━━ Data block ━━

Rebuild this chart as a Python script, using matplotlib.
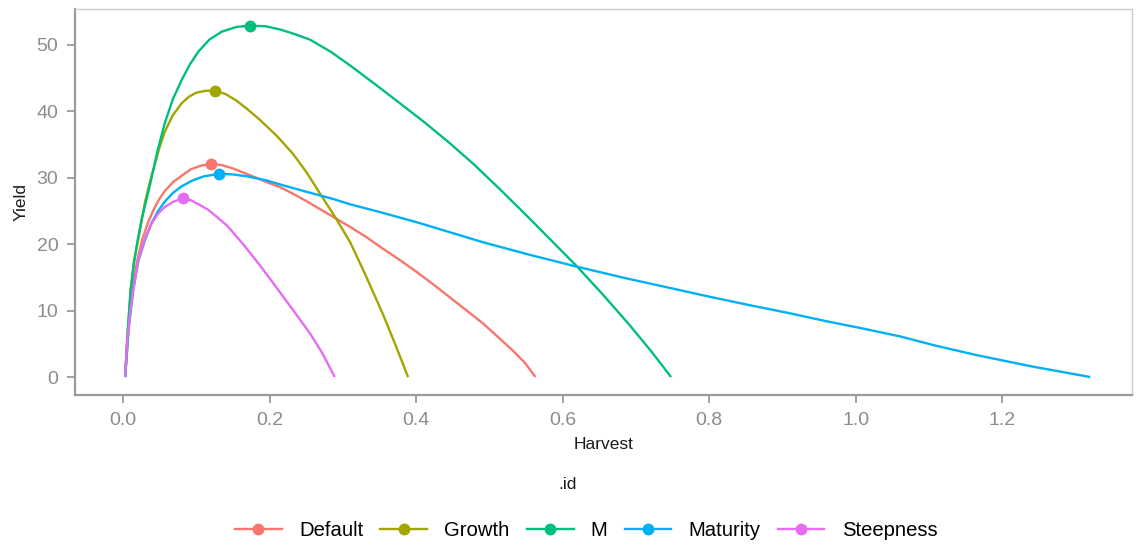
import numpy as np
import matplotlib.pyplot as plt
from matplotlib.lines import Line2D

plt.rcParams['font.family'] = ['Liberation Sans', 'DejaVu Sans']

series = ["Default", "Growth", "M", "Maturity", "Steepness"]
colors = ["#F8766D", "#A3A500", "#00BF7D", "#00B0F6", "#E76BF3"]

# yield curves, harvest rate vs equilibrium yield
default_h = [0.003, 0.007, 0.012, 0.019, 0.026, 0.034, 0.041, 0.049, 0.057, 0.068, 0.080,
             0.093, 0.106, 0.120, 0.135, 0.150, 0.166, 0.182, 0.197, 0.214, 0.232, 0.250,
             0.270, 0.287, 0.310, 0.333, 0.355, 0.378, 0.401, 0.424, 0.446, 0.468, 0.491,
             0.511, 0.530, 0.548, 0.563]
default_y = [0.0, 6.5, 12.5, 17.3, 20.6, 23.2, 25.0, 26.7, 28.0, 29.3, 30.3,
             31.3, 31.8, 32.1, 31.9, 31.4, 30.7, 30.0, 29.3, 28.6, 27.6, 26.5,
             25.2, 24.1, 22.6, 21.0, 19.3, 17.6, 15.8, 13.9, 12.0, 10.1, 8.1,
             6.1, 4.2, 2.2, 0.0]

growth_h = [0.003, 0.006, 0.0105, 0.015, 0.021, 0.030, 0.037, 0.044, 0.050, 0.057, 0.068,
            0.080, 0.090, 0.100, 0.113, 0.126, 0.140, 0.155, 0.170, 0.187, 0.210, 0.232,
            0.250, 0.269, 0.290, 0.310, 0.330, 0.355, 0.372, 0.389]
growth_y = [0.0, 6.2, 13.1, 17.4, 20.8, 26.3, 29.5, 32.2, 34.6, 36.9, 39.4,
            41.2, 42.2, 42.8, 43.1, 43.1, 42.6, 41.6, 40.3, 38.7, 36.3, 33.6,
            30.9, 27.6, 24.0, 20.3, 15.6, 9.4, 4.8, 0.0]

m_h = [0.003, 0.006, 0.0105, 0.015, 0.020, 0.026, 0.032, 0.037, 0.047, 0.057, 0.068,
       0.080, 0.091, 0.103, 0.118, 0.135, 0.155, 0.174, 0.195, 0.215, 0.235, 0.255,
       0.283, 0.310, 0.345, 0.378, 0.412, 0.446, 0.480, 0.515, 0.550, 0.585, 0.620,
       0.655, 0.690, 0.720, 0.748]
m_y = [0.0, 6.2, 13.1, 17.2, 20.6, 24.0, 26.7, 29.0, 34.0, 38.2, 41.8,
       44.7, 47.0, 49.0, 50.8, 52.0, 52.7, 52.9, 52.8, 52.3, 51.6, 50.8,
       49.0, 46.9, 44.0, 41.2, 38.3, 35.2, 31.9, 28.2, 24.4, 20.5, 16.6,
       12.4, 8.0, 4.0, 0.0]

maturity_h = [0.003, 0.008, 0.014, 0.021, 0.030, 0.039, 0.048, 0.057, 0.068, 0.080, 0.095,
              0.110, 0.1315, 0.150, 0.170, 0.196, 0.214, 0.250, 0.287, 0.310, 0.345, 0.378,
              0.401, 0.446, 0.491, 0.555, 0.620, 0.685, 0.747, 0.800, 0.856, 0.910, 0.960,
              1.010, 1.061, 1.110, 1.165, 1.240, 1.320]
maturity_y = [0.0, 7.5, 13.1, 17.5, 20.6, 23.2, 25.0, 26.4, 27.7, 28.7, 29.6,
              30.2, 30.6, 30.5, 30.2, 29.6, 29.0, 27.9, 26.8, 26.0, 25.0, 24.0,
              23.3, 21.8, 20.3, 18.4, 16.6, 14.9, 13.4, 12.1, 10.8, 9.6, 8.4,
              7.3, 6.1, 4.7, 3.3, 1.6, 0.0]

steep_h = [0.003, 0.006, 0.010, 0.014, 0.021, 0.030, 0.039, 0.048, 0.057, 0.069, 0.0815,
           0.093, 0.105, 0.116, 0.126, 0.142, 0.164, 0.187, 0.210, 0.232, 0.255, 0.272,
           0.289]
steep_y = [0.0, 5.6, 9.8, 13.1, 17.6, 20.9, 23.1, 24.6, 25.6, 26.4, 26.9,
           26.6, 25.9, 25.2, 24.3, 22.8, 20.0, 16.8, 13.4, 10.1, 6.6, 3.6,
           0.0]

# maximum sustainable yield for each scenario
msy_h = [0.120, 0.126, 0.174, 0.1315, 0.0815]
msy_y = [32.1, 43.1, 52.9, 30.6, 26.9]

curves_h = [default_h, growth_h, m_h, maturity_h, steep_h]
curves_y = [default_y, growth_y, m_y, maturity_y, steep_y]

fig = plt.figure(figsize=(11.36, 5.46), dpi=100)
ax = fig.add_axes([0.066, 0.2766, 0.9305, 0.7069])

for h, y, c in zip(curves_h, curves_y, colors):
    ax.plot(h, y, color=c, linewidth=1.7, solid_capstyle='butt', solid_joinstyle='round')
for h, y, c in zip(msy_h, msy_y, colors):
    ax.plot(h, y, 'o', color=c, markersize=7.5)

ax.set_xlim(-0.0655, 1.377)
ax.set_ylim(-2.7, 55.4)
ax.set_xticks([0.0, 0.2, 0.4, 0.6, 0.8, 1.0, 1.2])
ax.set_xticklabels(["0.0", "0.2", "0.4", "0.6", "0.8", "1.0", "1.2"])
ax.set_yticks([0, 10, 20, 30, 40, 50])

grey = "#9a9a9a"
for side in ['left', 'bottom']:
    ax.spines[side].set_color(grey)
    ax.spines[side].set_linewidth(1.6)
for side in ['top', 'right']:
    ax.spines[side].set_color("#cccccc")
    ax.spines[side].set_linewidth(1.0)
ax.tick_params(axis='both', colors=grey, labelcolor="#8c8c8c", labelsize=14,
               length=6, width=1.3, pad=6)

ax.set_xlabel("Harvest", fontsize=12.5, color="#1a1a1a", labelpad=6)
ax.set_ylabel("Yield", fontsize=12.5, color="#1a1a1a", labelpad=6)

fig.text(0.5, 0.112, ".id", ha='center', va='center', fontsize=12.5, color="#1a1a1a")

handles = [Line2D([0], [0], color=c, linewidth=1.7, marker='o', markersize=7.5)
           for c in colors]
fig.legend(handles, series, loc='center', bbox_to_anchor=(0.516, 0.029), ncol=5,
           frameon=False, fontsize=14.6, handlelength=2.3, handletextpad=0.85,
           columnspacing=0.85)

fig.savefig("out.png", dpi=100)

━━━

→ **Problem statement**:
Write out the whole listing exactly, and drop the pictures.

→ **Answer for this exercise**:
Rebuild this chart as a Python script, using matplotlib.
import numpy as np
import matplotlib.pyplot as plt
from matplotlib.lines import Line2D

plt.rcParams['font.family'] = ['Liberation Sans', 'DejaVu Sans']

series = ["Default", "Growth", "M", "Maturity", "Steepness"]
colors = ["#F8766D", "#A3A500", "#00BF7D", "#00B0F6", "#E76BF3"]

# yield curves, harvest rate vs equilibrium yield
default_h = [0.003, 0.007, 0.012, 0.019, 0.026, 0.034, 0.041, 0.049, 0.057, 0.068, 0.080,
             0.093, 0.106, 0.120, 0.135, 0.150, 0.166, 0.182, 0.197, 0.214, 0.232, 0.250,
             0.270, 0.287, 0.310, 0.333, 0.355, 0.378, 0.401, 0.424, 0.446, 0.468, 0.491,
             0.511, 0.530, 0.548, 0.563]
default_y = [0.0, 6.5, 12.5, 17.3, 20.6, 23.2, 25.0, 26.7, 28.0, 29.3, 30.3,
             31.3, 31.8, 32.1, 31.9, 31.4, 30.7, 30.0, 29.3, 28.6, 27.6, 26.5,
             25.2, 24.1, 22.6, 21.0, 19.3, 17.6, 15.8, 13.9, 12.0, 10.1, 8.1,
             6.1, 4.2, 2.2, 0.0]

growth_h = [0.003, 0.006, 0.0105, 0.015, 0.021, 0.030, 0.037, 0.044, 0.050, 0.057, 0.068,
            0.080, 0.090, 0.100, 0.113, 0.126, 0.140, 0.155, 0.170, 0.187, 0.210, 0.232,
            0.250, 0.269, 0.290, 0.310, 0.330, 0.355, 0.372, 0.389]
growth_y = [0.0, 6.2, 13.1, 17.4, 20.8, 26.3, 29.5, 32.2, 34.6, 36.9, 39.4,
            41.2, 42.2, 42.8, 43.1, 43.1, 42.6, 41.6, 40.3, 38.7, 36.3, 33.6,
            30.9, 27.6, 24.0, 20.3, 15.6, 9.4, 4.8, 0.0]

m_h = [0.003, 0.006, 0.0105, 0.015, 0.020, 0.026, 0.032, 0.037, 0.047, 0.057, 0.068,
       0.080, 0.091, 0.103, 0.118, 0.135, 0.155, 0.174, 0.195, 0.215, 0.235, 0.255,
       0.283, 0.310, 0.345, 0.378, 0.412, 0.446, 0.480, 0.515, 0.550, 0.585, 0.620,
       0.655, 0.690, 0.720, 0.748]
m_y = [0.0, 6.2, 13.1, 17.2, 20.6, 24.0, 26.7, 29.0, 34.0, 38.2, 41.8,
       44.7, 47.0, 49.0, 50.8, 52.0, 52.7, 52.9, 52.8, 52.3, 51.6, 50.8,
       49.0, 46.9, 44.0, 41.2, 38.3, 35.2, 31.9, 28.2, 24.4, 20.5, 16.6,
       12.4, 8.0, 4.0, 0.0]

maturity_h = [0.003, 0.008, 0.014, 0.021, 0.030, 0.039, 0.048, 0.057, 0.068, 0.080, 0.095,
              0.110, 0.1315, 0.150, 0.170, 0.196, 0.214, 0.250, 0.287, 0.310, 0.345, 0.378,
              0.401, 0.446, 0.491, 0.555, 0.620, 0.685, 0.747, 0.800, 0.856, 0.910, 0.960,
              1.010, 1.061, 1.110, 1.165, 1.240, 1.320]
maturity_y = [0.0, 7.5, 13.1, 17.5, 20.6, 23.2, 25.0, 26.4, 27.7, 28.7, 29.6,
              30.2, 30.6, 30.5, 30.2, 29.6, 29.0, 27.9, 26.8, 26.0, 25.0, 24.0,
              23.3, 21.8, 20.3, 18.4, 16.6, 14.9, 13.4, 12.1, 10.8, 9.6, 8.4,
              7.3, 6.1, 4.7, 3.3, 1.6, 0.0]

steep_h = [0.003, 0.006, 0.010, 0.014, 0.021, 0.030, 0.039, 0.048, 0.057, 0.069, 0.0815,
           0.093, 0.105, 0.116, 0.126, 0.142, 0.164, 0.187, 0.210, 0.232, 0.255, 0.272,
           0.289]
steep_y = [0.0, 5.6, 9.8, 13.1, 17.6, 20.9, 23.1, 24.6, 25.6, 26.4, 26.9,
           26.6, 25.9, 25.2, 24.3, 22.8, 20.0, 16.8, 13.4, 10.1, 6.6, 3.6,
           0.0]

# maximum sustainable yield for each scenario
msy_h = [0.120, 0.126, 0.174, 0.1315, 0.0815]
msy_y = [32.1, 43.1, 52.9, 30.6, 26.9]

curves_h = [default_h, growth_h, m_h, maturity_h, steep_h]
curves_y = [default_y, growth_y, m_y, maturity_y, steep_y]

fig = plt.figure(figsize=(11.36, 5.46), dpi=100)
ax = fig.add_axes([0.066, 0.2766, 0.9305, 0.7069])

for h, y, c in zip(curves_h, curves_y, colors):
    ax.plot(h, y, color=c, linewidth=1.7, solid_capstyle='butt', solid_joinstyle='round')
for h, y, c in zip(msy_h, msy_y, colors):
    ax.plot(h, y, 'o', color=c, markersize=7.5)

ax.set_xlim(-0.0655, 1.377)
ax.set_ylim(-2.7, 55.4)
ax.set_xticks([0.0, 0.2, 0.4, 0.6, 0.8, 1.0, 1.2])
ax.set_xticklabels(["0.0", "0.2", "0.4", "0.6", "0.8", "1.0", "1.2"])
ax.set_yticks([0, 10, 20, 30, 40, 50])

grey = "#9a9a9a"
for side in ['left', 'bottom']:
    ax.spines[side].set_color(grey)
    ax.spines[side].set_linewidth(1.6)
for side in ['top', 'right']:
    ax.spines[side].set_color("#cccccc")
    ax.spines[side].set_linewidth(1.0)
ax.tick_params(axis='both', colors=grey, labelcolor="#8c8c8c", labelsize=14,
               length=6, width=1.3, pad=6)

ax.set_xlabel("Harvest", fontsize=12.5, color="#1a1a1a", labelpad=6)
ax.set_ylabel("Yield", fontsize=12.5, color="#1a1a1a", labelpad=6)

fig.text(0.5, 0.112, ".id", ha='center', va='center', fontsize=12.5, color="#1a1a1a")

handles = [Line2D([0], [0], color=c, linewidth=1.7, marker='o', markersize=7.5)
           for c in colors]
fig.legend(handles, series, loc='center', bbox_to_anchor=(0.516, 0.029), ncol=5,
           frameon=False, fontsize=14.6, handlelength=2.3, handletextpad=0.85,
           columnspacing=0.85)

fig.savefig("out.png", dpi=100)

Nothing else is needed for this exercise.